-- What needs to be done --
Reproduce the data below in full and exclude every picture.

— Begin —

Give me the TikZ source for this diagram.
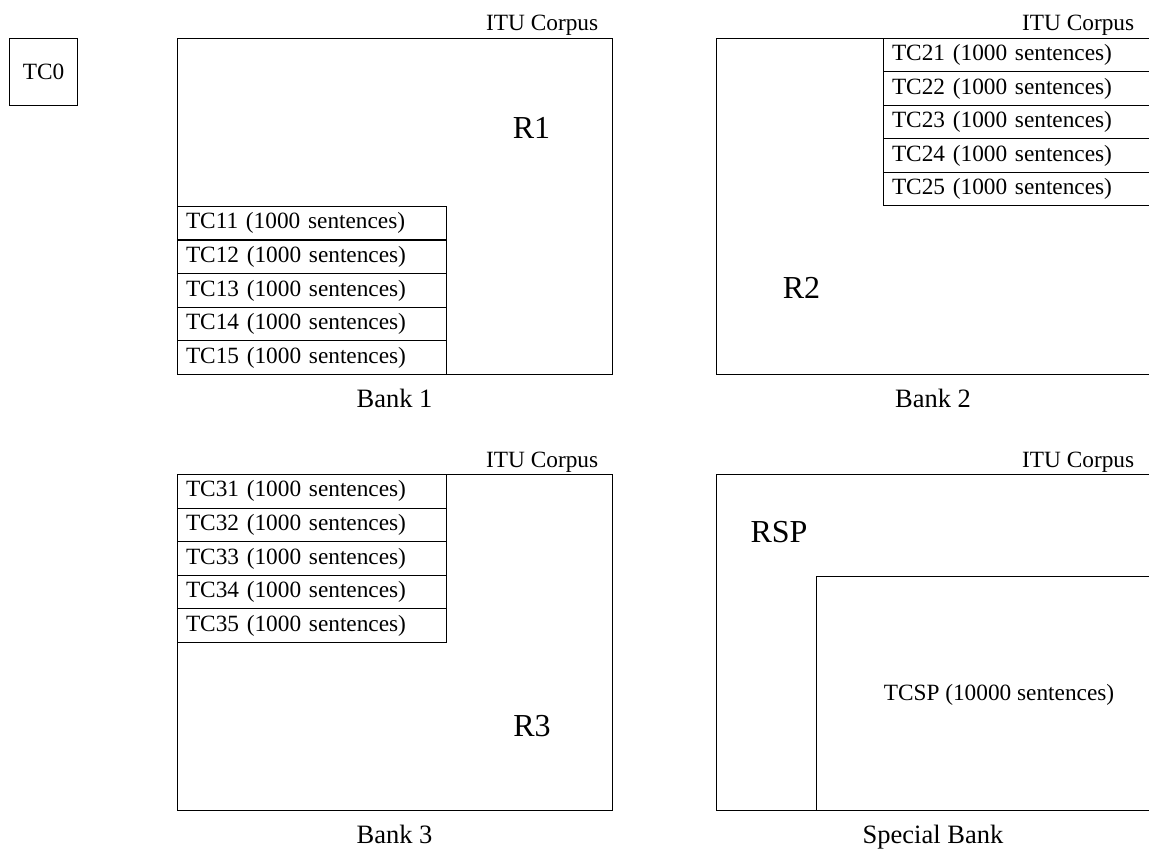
\documentclass[tikz,border=0pt]{standalone}
\usepackage{fontspec}
\setmainfont{Liberation Serif}
\begin{document}
\begin{tikzpicture}[x=1pt,y=-1pt,
  line width=1pt,
  every node/.style={font=\fontsize{23.3}{28}\selectfont},
  region/.style={draw, anchor=north west, inner sep=0pt},
  rowbox/.style={draw, anchor=north west, inner xsep=8.5pt, inner ysep=0pt,
    minimum height=33.5pt, text width=#1, align=left},
  corpus/.style={anchor=base east},
  banklabel/.style={anchor=base, font=\fontsize{26.5}{32}\selectfont},
  regionlabel/.style={anchor=base, font=\fontsize{32}{38}\selectfont}]
\useasboundingbox (0,0) rectangle (1149,850);
\clip (0,0) rectangle (1149,850);

% stand-alone test corpus
\node[draw, minimum width=68pt, minimum height=67pt, inner sep=0pt, anchor=north west] (tc0) at (9,38) {};
\node at (tc0.center) {TC0};

% Bank 1
\node[region, minimum width=435pt, minimum height=336pt] (b1) at (177,38) {};
\node[corpus] (c1) at (602,31) {ITU Corpus};
\node[regionlabel] (r1) at (531.5,139) {R1};
\foreach \i [count=\k from 0] in {1,...,5}
  \node[rowbox=252pt] (tc1\i) at (177,{206+33.6*\k}) {TC1\i\ (1000 sentences)};
\node[banklabel] (l1) at (394.5,407) {Bank 1};

% Bank 2
\node[region, minimum width=480pt, minimum height=336pt] (b2) at (716,38) {};
\node[corpus] (c2) at (1138,31) {ITU Corpus};
\node[regionlabel] (r2) at (801.5,299) {R2};
\foreach \i [count=\k from 0] in {1,...,5}
  \node[rowbox=300pt] (tc2\i) at (883,{38+33.4*\k}) {TC2\i\ (1000 sentences)};
\node[banklabel] (l2) at (933,407) {Bank 2};

% Bank 3
\node[region, minimum width=435pt, minimum height=336pt] (b3) at (177,474) {};
\node[corpus] (c3) at (602,467) {ITU Corpus};
\node[regionlabel] (r3) at (532,736) {R3};
\foreach \i [count=\k from 0] in {1,...,5}
  \node[rowbox=252pt] (tc3\i) at (177,{474+33.6*\k}) {TC3\i\ (1000 sentences)};
\node[banklabel] (l3) at (394.5,843) {Bank 3};

% Special bank
\node[region, minimum width=480pt, minimum height=336pt] (bs) at (716,474) {};
\node[corpus] (cs) at (1138,467) {ITU Corpus};
\node[regionlabel] (rsp) at (779,542) {RSP};
\node[region, minimum width=400pt, minimum height=234pt] (tcsp) at (816,576) {};
\node (tcsplabel) at (999,695) {TCSP (10000 sentences)};
\node[banklabel] (ls) at (933,843) {Special Bank};
\end{tikzpicture}
\end{document}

— End —

-- Task solution --
Give me the TikZ source for this diagram.
\documentclass[tikz,border=0pt]{standalone}
\usepackage{fontspec}
\setmainfont{Liberation Serif}
\begin{document}
\begin{tikzpicture}[x=1pt,y=-1pt,
  line width=1pt,
  every node/.style={font=\fontsize{23.3}{28}\selectfont},
  region/.style={draw, anchor=north west, inner sep=0pt},
  rowbox/.style={draw, anchor=north west, inner xsep=8.5pt, inner ysep=0pt,
    minimum height=33.5pt, text width=#1, align=left},
  corpus/.style={anchor=base east},
  banklabel/.style={anchor=base, font=\fontsize{26.5}{32}\selectfont},
  regionlabel/.style={anchor=base, font=\fontsize{32}{38}\selectfont}]
\useasboundingbox (0,0) rectangle (1149,850);
\clip (0,0) rectangle (1149,850);

% stand-alone test corpus
\node[draw, minimum width=68pt, minimum height=67pt, inner sep=0pt, anchor=north west] (tc0) at (9,38) {};
\node at (tc0.center) {TC0};

% Bank 1
\node[region, minimum width=435pt, minimum height=336pt] (b1) at (177,38) {};
\node[corpus] (c1) at (602,31) {ITU Corpus};
\node[regionlabel] (r1) at (531.5,139) {R1};
\foreach \i [count=\k from 0] in {1,...,5}
  \node[rowbox=252pt] (tc1\i) at (177,{206+33.6*\k}) {TC1\i\ (1000 sentences)};
\node[banklabel] (l1) at (394.5,407) {Bank 1};

% Bank 2
\node[region, minimum width=480pt, minimum height=336pt] (b2) at (716,38) {};
\node[corpus] (c2) at (1138,31) {ITU Corpus};
\node[regionlabel] (r2) at (801.5,299) {R2};
\foreach \i [count=\k from 0] in {1,...,5}
  \node[rowbox=300pt] (tc2\i) at (883,{38+33.4*\k}) {TC2\i\ (1000 sentences)};
\node[banklabel] (l2) at (933,407) {Bank 2};

% Bank 3
\node[region, minimum width=435pt, minimum height=336pt] (b3) at (177,474) {};
\node[corpus] (c3) at (602,467) {ITU Corpus};
\node[regionlabel] (r3) at (532,736) {R3};
\foreach \i [count=\k from 0] in {1,...,5}
  \node[rowbox=252pt] (tc3\i) at (177,{474+33.6*\k}) {TC3\i\ (1000 sentences)};
\node[banklabel] (l3) at (394.5,843) {Bank 3};

% Special bank
\node[region, minimum width=480pt, minimum height=336pt] (bs) at (716,474) {};
\node[corpus] (cs) at (1138,467) {ITU Corpus};
\node[regionlabel] (rsp) at (779,542) {RSP};
\node[region, minimum width=400pt, minimum height=234pt] (tcsp) at (816,576) {};
\node (tcsplabel) at (999,695) {TCSP (10000 sentences)};
\node[banklabel] (ls) at (933,843) {Special Bank};
\end{tikzpicture}
\end{document}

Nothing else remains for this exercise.